» Short exercise
Print the entries below exactly as they appear, from the first line up to and including the line with "cajeros = [t". Do not print any pictures.

•••••

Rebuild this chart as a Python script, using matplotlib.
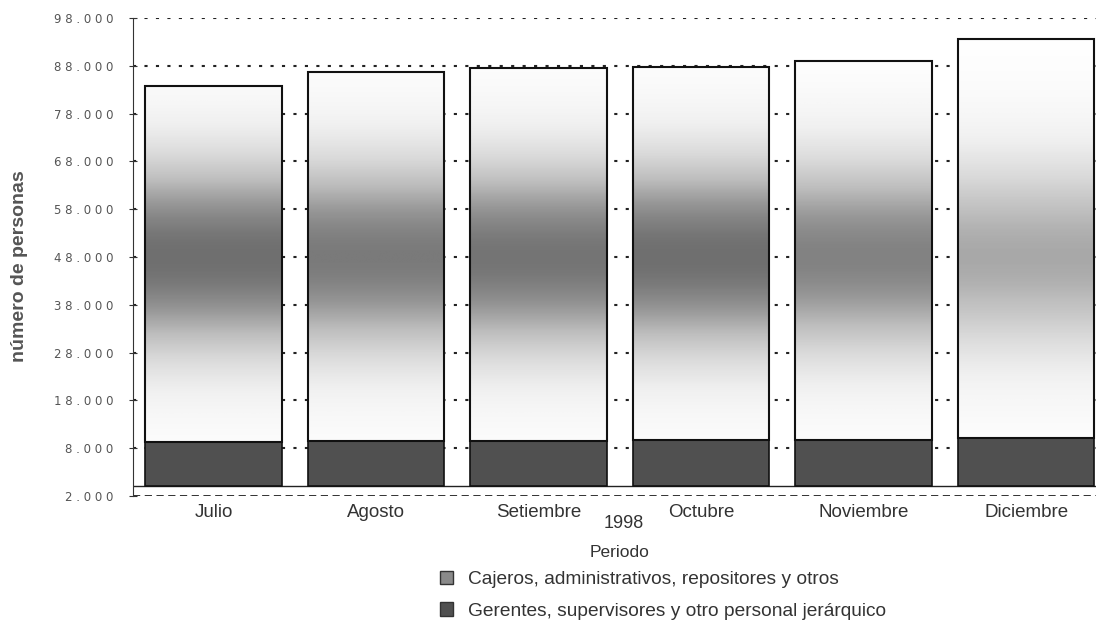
import numpy as np
import matplotlib
matplotlib.use('Agg')
import matplotlib.pyplot as plt
from matplotlib.patches import Patch

# Datos (número de personas, 1998)
meses = ['Julio', 'Agosto', 'Setiembre', 'Octubre', 'Noviembre', 'Diciembre']
gerentes = [9250, 9450, 9500, 9650, 9650, 10100]
total = [83700, 86600, 87500, 87700, 89000, 93600]
cajeros = [t - g for t, g in zip(total, gerentes)]

y_ticks = [-2000, 8000, 18000, 28000, 38000, 48000, 58000, 68000, 78000, 88000, 98000]
y_labels = ['2.000', '8.000', '18.000', '28.000', '38.000', '48.000',
            '58.000', '68.000', '78.000', '88.000', '98.000']

# intensidad del sombreado de cada barra (aspecto escaneado)
sombra = [0.64, 0.60, 0.62, 0.64, 0.57, 0.44]

plt.rcParams['font.family'] = ['Liberation Sans', 'DejaVu Sans']

fig = plt.figure(figsize=(10.96, 6.26), dpi=100)
ax = fig.add_axes([133 / 1096, 1 - 496 / 626, 1 - 133 / 1096, 478 / 626])

x = np.arange(len(meses))
ancho = 0.84

# Grilla punteada
for yt in y_ticks[1:]:
    ax.axhline(yt, color='#222222', lw=1.5, ls=(0, (1.5, 4)), zorder=1)
ax.axhline(y_ticks[0], color='#222222', lw=1.3, ls=(0, (4, 2.5)), zorder=1)
ax.axhline(0, color='#222222', lw=1.0, zorder=1)

b1 = ax.bar(x, gerentes, ancho, color='#505050', edgecolor='#111111', lw=1.2, zorder=3)
b2 = ax.bar(x, cajeros, ancho, bottom=gerentes, color='white', edgecolor='none', zorder=2)

# sombreado gris difuso dentro de las barras de cajeros
for i, p in enumerate(b2):
    y0 = gerentes[i]
    y1 = total[i]
    yy = np.linspace(y0, y1, 300)
    d = sombra[i] * np.exp(-((yy - 48000) / 22000) ** 2)
    im = ax.imshow(d[:, None], cmap='Greys', vmin=0, vmax=1, origin='lower',
                   extent=[p.get_x(), p.get_x() + p.get_width(), y0, y1],
                   aspect='auto', zorder=2.5, interpolation='bilinear')
    im.set_clip_path(p)
    ax.bar(x[i], cajeros[i], ancho, bottom=y0, fill=False, edgecolor='#111111', lw=1.5, zorder=4)

ax.set_xlim(-0.495, 5.43)
ax.set_ylim(-2000, 98000)
ax.set_yticks(y_ticks)
# etiquetas espaciadas como en el original
ax.set_yticklabels([' '.join(s) for s in y_labels], fontsize=8.5,
                   color='#555555', family='DejaVu Sans')
ax.set_xticks(x)
ax.set_xticklabels(meses, fontsize=13.5, color='#333333')
ax.tick_params(axis='x', length=0, pad=6)
ax.tick_params(axis='y', direction='inout', length=6, color='#333333', pad=11)

for s in ['top', 'right', 'bottom']:
    ax.spines[s].set_visible(False)
ax.spines['left'].set_color('#333333')

ax.text(0.51, -0.058, '1998', transform=ax.transAxes, ha='center', va='center',
        fontsize=13, color='#333333')
ax.text(0.505, -0.118, 'Periodo', transform=ax.transAxes, ha='center', va='center',
        fontsize=12.5, color='#333333')

fig.text(20 / 1096, 1 - 266 / 626, 'número de personas', rotation=90,
         ha='center', va='center', fontsize=14, fontweight='bold', color='#555555')

handles = [Patch(facecolor='#8a8a8a', edgecolor='#333333'),
           Patch(facecolor='#505050', edgecolor='#333333')]
fig.legend(handles,
           ['Cajeros, administrativos, repositores y otros',
            'Gerentes, supervisores y otro personal jerárquico'],
           loc='upper left', bbox_to_anchor=(440 / 1096, 1 - 571 / 626),
           frameon=False, fontsize=13.8, handlelength=0.7, handleheight=0.7,
           handletextpad=0.75, labelspacing=0.72, borderaxespad=0, borderpad=0,
           labelcolor='#333333')

fig.savefig('out.png', dpi=100)
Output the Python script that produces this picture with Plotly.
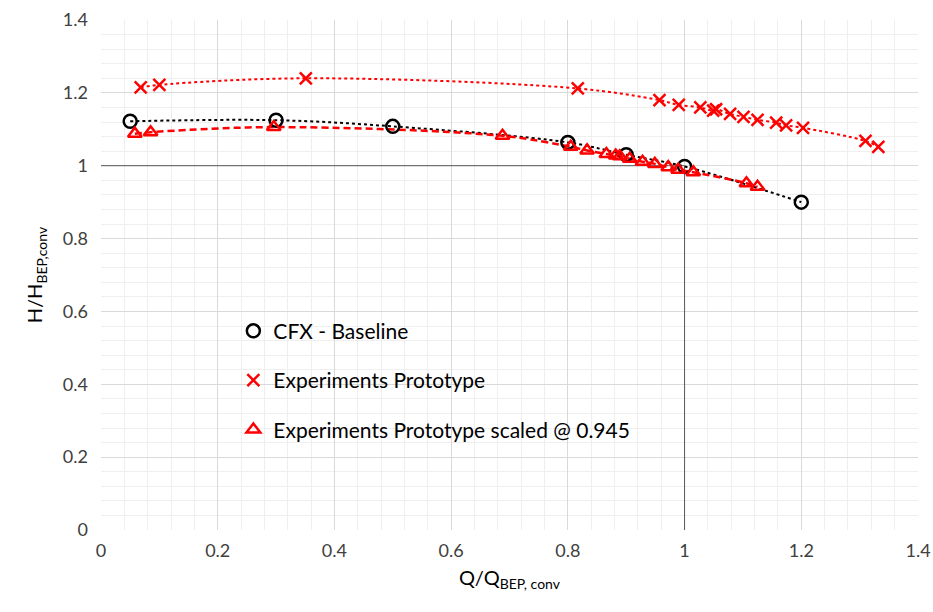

•••••

» Output
Rebuild this chart as a Python script, using matplotlib.
import numpy as np
import matplotlib
matplotlib.use('Agg')
import matplotlib.pyplot as plt
from matplotlib.patches import Patch

# Datos (número de personas, 1998)
meses = ['Julio', 'Agosto', 'Setiembre', 'Octubre', 'Noviembre', 'Diciembre']
gerentes = [9250, 9450, 9500, 9650, 9650, 10100]
total = [83700, 86600, 87500, 87700, 89000, 93600]
cajeros = [t - g for t, g in zip(total, gerentes)]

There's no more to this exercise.